This minimal, jazz-inflected dub release
is a titillating headphone gem for those who like their music crisp
and atmospheric. Rebuilding Vibeshas been intelligently constructed
from its component parts, each element
tidily organized by skilled producer Masayoshi Fujita, who
builds every piece meticulously out of session
recordings. And, as the cover and title suggest, the record
also serves as an extensive study of the vibraphone. Evident care
has been put into every track, with ample
attention allotted to each each sound's placement within the
compositions. This notion is confirmed right off the bat on
"Broken," in which a wiggly bassline, clicky beats, concise
hand-claps, and, yes, a soothing
vibraphone motif are all located wizardly in step with one another.
The record
being highly dub-flavoured, a large emphasis is
also placed on the bass and its interactions with the more
fluid vibraphone parts. This is especially obvious on delightful
"Waterfall," which employs a melodic double bass part
that endows the track with a glistening and mysterious
demeanour. More joyously studious micro-dub comes in the form of
smooth "Space for the Rebuilding" and "November," both of which
employ intriguing percussion constructed out of crackly static
chirps. However, as the album wears down, the lack of variety can
weigh down on the listener a fair bit -- the four instruments remain
the same throughout, after all, and the mood is a constant shady
noir. Curiously, it's the closer, "Dunst," which changes things up
most radically, eschewing the overt beats of its predecessors for a
quiet glitch track bolstered by a faint heartbeat rhythm.

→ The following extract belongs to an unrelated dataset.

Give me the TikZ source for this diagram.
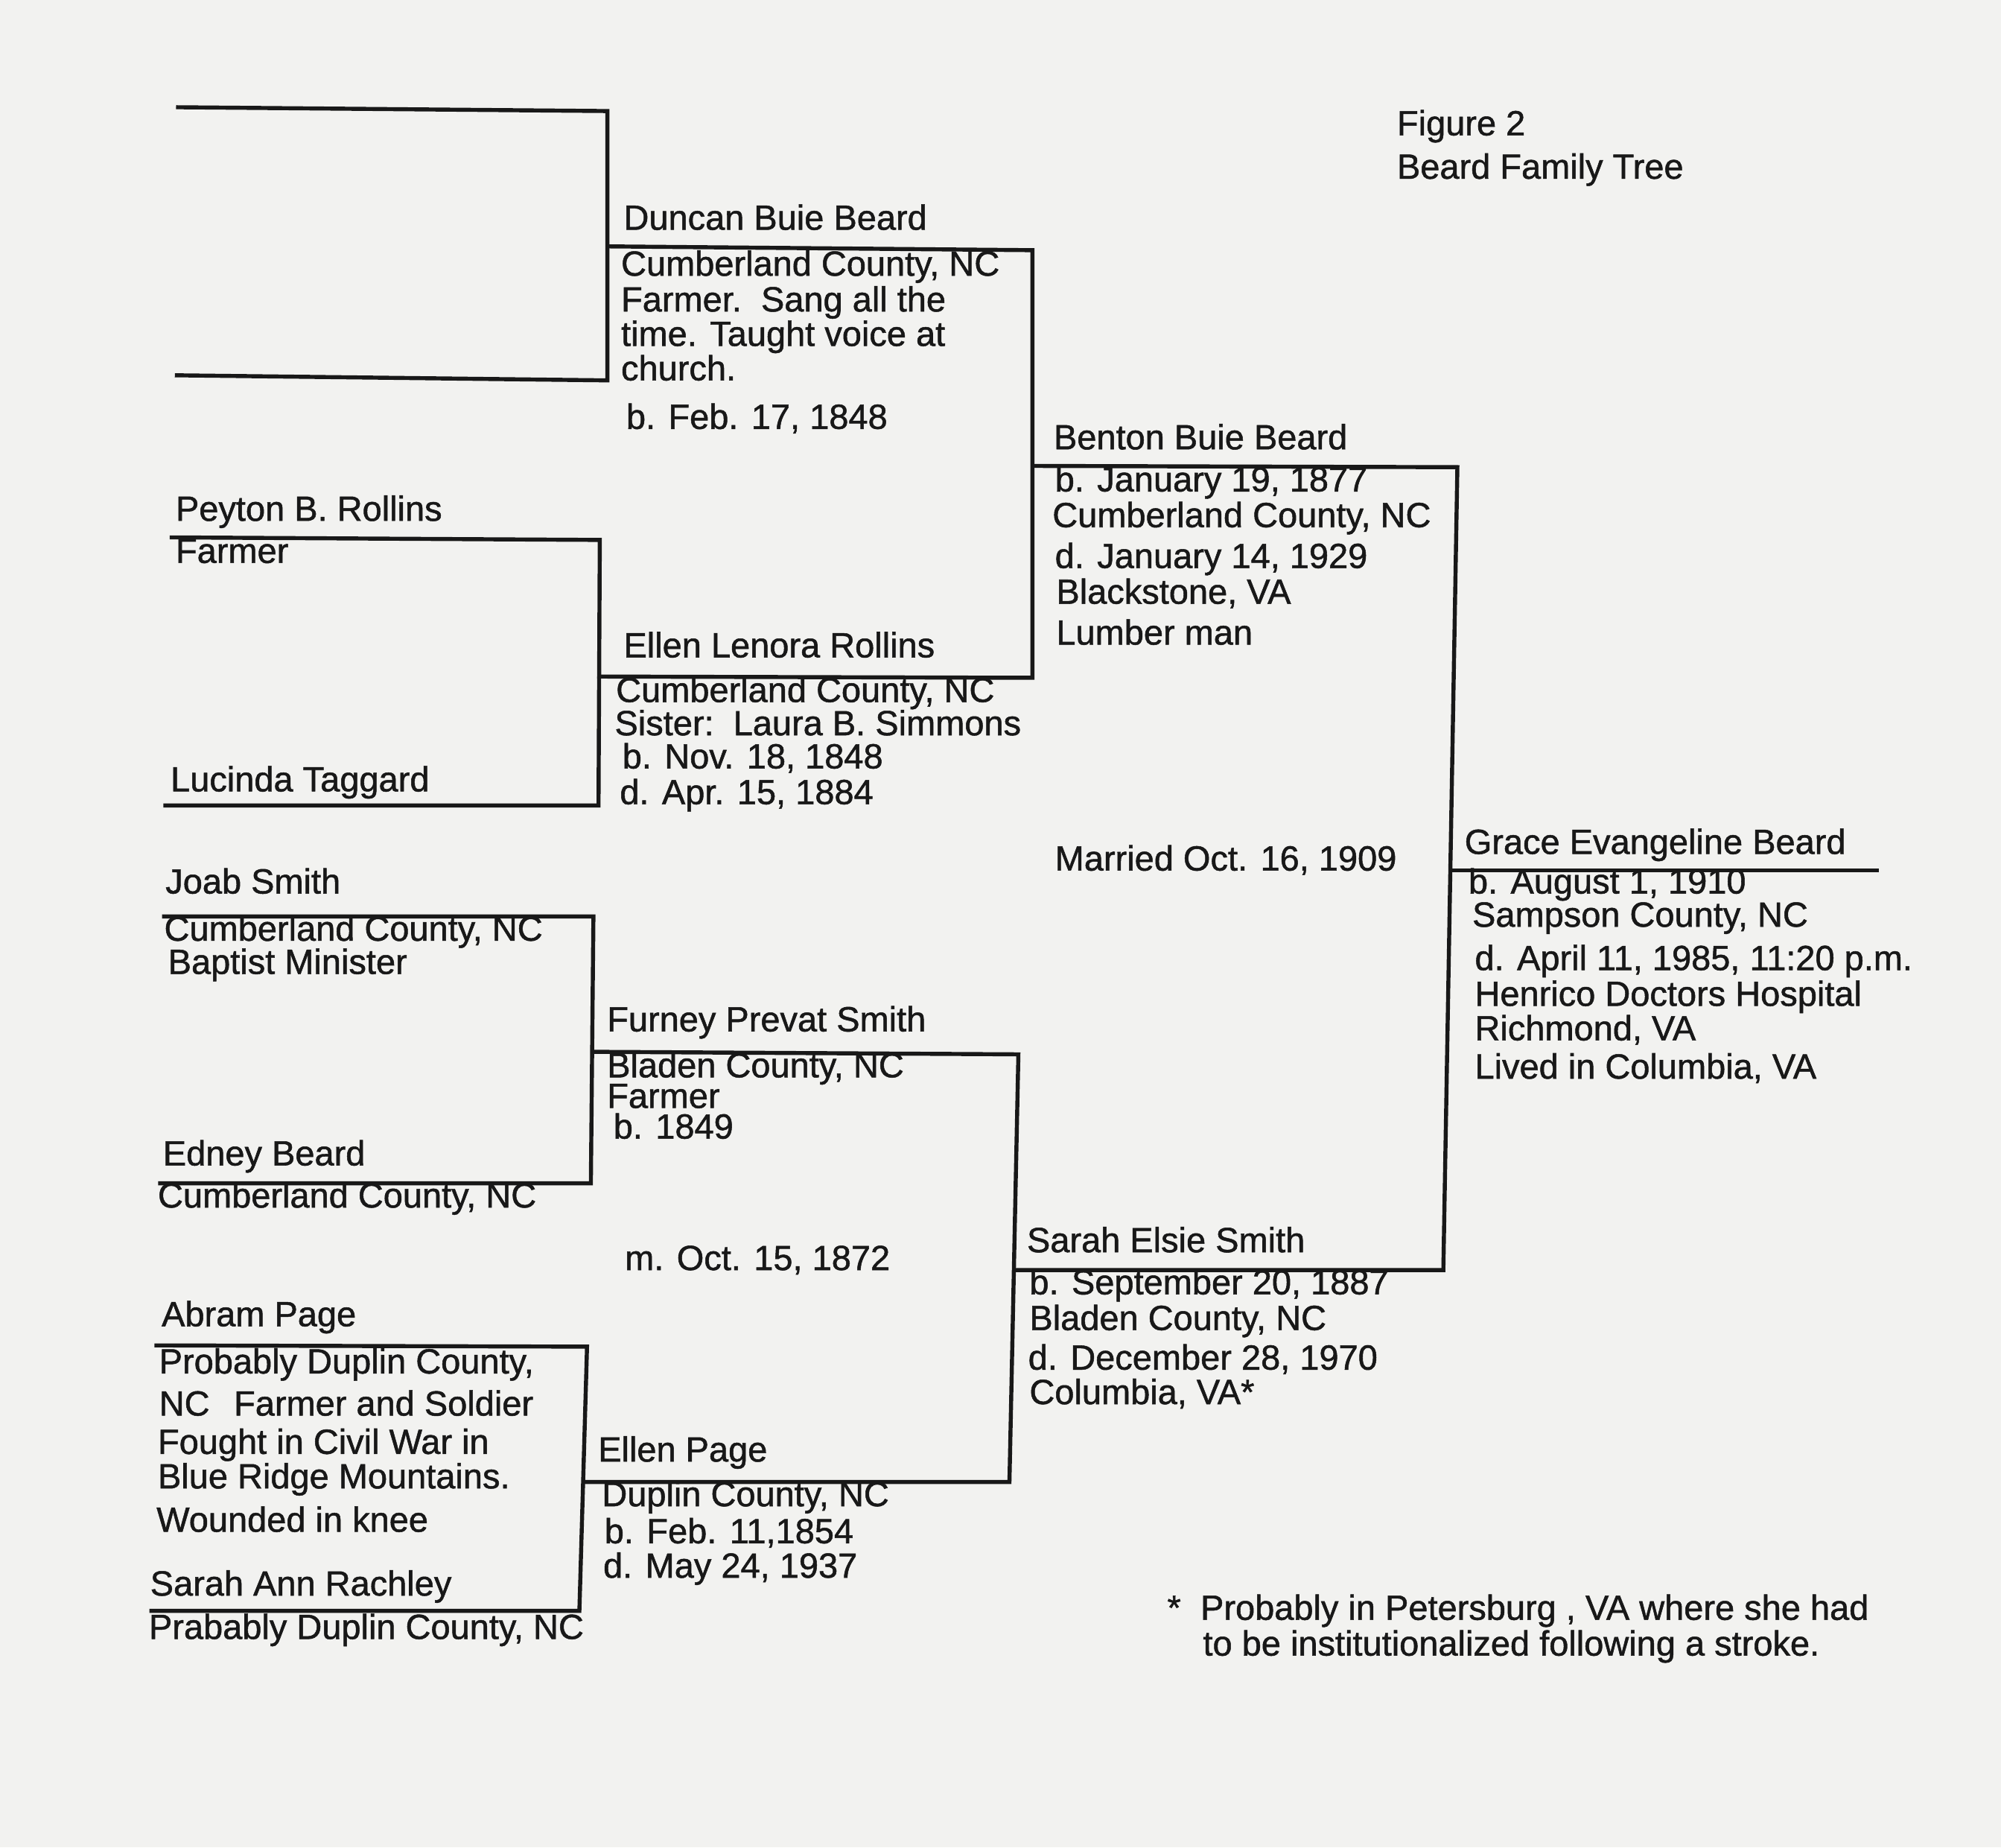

Somehow,
despite overtly departing from the album's main thesis, it's still
got that 2:00AM smoky nightclub aura to it.
Rebuilding Vibes is a mature
sort of experimental dub album, with the added element of sampled
vibraphone making for a cohesive if occasionally homogeneous record.
I conceive this as sort of a cross between FS Blumm and early
Dabrye, with other points of reference coming by way of early
Ninja Tune as well as more experimental labels like Mego and Raster-Noton.